I know desire as a weapon—I learned it on a stage, learned to wield it and to fear it and to recognize it as the leash men reached for first.

What I didn’t know, until these three, was desire that doesn’t want to take anything from me. Silas kisses me like he has all the time in the world and no agenda inside it, like my mouth is something to be savored rather than spent, and the slow heat of it pools low and patient in my belly without a single alarm bell ringing behind it.

That’s the thing that frightens me more than the husband, more than the deadline, more than the island. Not that they might hurt me.

That I might let them close enough to.

“Doc isn’t the only one who can read you, Darling,” Silas whispers, and the truth of that sits between us, naked. “We can be your new Puddin—all three of us, the soft warm thing that never once turns on you, the love that doesn’t come with a blade hidden in it. But you have to be ready to go all in. No half-measures. No keeping one foot out the door for the day we disappoint you, because we won’t, and the waiting for it will only cost you the joy you’re owed in the meantime. All of you, for all of us. That’s the only deal we’re offering, and it’s the only one worth taking.”

He pulls back, then, and returns to his knitting, as if he hasn’t just rearranged the furniture of my entire interior.

The needles take up their patient click. And I sit there in the firelight, undone and quiet, watching a man who dresses the dead make something warm with his hands, and I let the silence stretch long and unhurried between us.

Go all in.

I turn the phrase over the way I turn everything over, looking for the trap in it, the hook beneath the bait, the fine print that every other all-in I’ve ever signed has hidden.

I don’t find one. That’s the part that keeps short-circuiting my careful, suspicious mind—there’s no clause here that takes. They are not asking to own me.

They are asking me to stop hedging against their love, to quit keeping the emergency exit greased and the daggers counted, to risk the one thing I swore after Dorian I would never risk again: believing a good thing might be allowed to stay good.

It’s the most dangerous proposition anyone has ever put to me.

The truly mad part, the part that proves I belong in a house of monsters, is how much of me has already decided to take it.

Then, softly—more to himself than to me, his gaze on the yarn moving through his fingers—he answers the question I asked an hour and a lifetime ago.

“I don’t think,” he murmurs, “I’d be able to choose a worthy enough color for your flowers.”

The needles slow.

The fire gilds the sharp serene lines of his face, and when he goes on, his voice is the gentlest I have ever heard it, and somehow the most terrible.
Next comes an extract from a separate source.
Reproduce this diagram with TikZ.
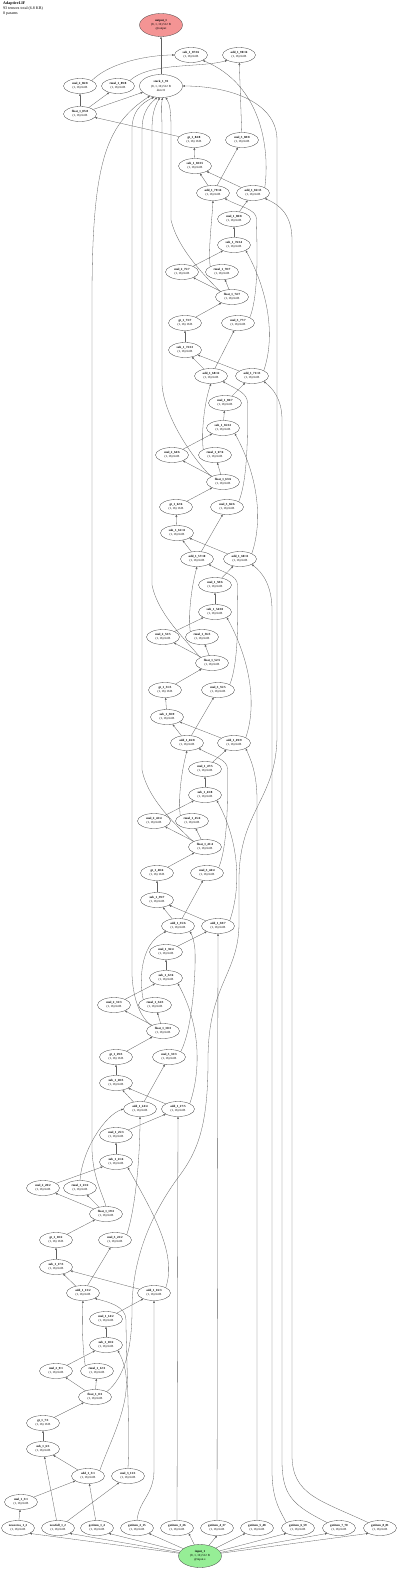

“Cause I’d hope we leave first, and never after—to ensure such a tragedy as beautiful and serene as your ascension without us, Pretty Peony...never transpires in this lifetime…or the next.”

CHAPTER 23

~Silas~

“Cause I’d hope we leave first, and never after—to ensure such a tragedy as beautiful and serene as your ascension without us, Pretty Peony,” I murmur to the fire, and then I let the rest of it loose, the part I have never once said aloud to a living soul. “Never transpires. Not in this lifetime… nor the next.”
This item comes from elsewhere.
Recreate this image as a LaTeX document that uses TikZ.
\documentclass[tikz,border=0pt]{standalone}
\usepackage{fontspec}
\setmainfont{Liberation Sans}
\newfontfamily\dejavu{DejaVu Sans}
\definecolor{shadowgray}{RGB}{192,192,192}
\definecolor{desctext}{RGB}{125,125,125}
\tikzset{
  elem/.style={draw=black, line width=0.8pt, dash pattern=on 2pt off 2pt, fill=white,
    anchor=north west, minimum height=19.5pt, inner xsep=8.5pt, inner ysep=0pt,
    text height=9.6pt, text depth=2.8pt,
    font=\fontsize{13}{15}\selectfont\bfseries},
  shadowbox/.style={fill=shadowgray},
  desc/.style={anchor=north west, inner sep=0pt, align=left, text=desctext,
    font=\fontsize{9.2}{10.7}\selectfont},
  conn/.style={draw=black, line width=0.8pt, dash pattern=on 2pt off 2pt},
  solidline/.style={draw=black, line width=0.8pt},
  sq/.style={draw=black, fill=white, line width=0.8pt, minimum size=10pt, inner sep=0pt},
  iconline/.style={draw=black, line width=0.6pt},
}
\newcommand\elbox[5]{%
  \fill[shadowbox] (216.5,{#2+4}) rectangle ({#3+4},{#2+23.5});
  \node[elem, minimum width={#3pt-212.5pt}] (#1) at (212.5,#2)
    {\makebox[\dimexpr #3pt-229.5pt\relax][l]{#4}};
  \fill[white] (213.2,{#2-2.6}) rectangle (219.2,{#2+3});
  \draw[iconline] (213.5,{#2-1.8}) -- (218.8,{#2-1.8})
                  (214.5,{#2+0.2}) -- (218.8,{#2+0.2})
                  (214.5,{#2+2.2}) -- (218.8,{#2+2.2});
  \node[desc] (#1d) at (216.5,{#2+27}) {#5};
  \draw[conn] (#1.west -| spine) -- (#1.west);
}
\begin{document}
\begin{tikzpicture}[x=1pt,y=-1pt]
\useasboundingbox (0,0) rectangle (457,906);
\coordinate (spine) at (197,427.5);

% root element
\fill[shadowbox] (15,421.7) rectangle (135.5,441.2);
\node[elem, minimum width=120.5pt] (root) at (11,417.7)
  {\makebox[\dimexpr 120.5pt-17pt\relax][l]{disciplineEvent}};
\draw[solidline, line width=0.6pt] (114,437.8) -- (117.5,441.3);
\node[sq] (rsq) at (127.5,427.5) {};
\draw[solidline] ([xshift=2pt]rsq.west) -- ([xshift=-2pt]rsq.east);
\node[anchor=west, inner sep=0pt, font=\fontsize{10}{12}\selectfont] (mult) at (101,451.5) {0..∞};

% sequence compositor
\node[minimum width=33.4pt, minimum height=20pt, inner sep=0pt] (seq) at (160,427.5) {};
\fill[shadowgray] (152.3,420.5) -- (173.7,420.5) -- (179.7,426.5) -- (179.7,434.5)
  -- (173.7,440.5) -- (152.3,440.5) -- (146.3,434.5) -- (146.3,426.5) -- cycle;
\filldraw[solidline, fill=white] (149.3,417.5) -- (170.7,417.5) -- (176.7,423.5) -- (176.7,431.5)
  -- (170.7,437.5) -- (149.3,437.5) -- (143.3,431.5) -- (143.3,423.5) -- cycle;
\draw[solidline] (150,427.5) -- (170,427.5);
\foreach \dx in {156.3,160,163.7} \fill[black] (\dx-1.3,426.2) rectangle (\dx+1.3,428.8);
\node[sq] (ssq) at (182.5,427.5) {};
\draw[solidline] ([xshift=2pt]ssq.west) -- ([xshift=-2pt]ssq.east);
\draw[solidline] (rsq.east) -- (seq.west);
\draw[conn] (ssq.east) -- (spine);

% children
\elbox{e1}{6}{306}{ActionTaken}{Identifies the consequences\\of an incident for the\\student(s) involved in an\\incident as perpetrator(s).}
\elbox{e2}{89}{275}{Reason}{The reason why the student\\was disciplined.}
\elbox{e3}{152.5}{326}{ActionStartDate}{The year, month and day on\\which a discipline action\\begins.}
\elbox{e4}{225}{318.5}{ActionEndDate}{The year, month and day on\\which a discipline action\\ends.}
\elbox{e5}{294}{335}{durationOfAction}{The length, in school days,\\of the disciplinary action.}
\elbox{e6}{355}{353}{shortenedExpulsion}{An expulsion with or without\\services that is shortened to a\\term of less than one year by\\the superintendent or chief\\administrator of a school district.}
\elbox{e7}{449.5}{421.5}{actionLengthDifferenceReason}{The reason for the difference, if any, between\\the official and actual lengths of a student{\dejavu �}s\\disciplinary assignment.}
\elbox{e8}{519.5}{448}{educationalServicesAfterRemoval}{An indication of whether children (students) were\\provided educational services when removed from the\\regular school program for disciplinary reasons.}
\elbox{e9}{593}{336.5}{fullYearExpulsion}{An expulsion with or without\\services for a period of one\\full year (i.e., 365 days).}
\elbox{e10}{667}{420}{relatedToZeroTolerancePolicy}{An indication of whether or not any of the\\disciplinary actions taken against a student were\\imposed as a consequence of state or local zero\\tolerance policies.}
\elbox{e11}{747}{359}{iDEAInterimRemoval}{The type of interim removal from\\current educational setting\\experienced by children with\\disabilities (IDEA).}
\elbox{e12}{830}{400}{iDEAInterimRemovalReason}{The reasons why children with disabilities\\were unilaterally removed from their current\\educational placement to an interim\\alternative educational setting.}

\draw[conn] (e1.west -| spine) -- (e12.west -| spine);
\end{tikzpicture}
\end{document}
Honesty has never been my strong suit. It’s a costume I wear poorly, a fabric that never sits right on my frame, and no one has ever been permitted to see me without the gilding—no one but Lucien and Riot, who learned the shape of this stripped-down thing slowly and at great cost.

This.

The vulnerable sculpture underneath, the skeleton beneath the flesh, the quiet petal that lives where the showman stands.

The real me, buried in the foundations beneath the louder me built to survive a world that never had any use for the original.

I couldn’t tell you when it started, the splitting.

Why it truly began.

The slow de-coupling of one self from another so that the first wouldn’t have to stand in the confrontations, wouldn’t have to feel the precise weight of never measuring up to the standards the world swung like a cudgel. Somewhere in the long childhood of being walked over, shoved, ridiculed, made the mule for other people’s cruelty, I began constructing a personality that couldn’t be trampled—brighter, sharper, theatrical enough that the blows landed on the costume and not the boy inside it.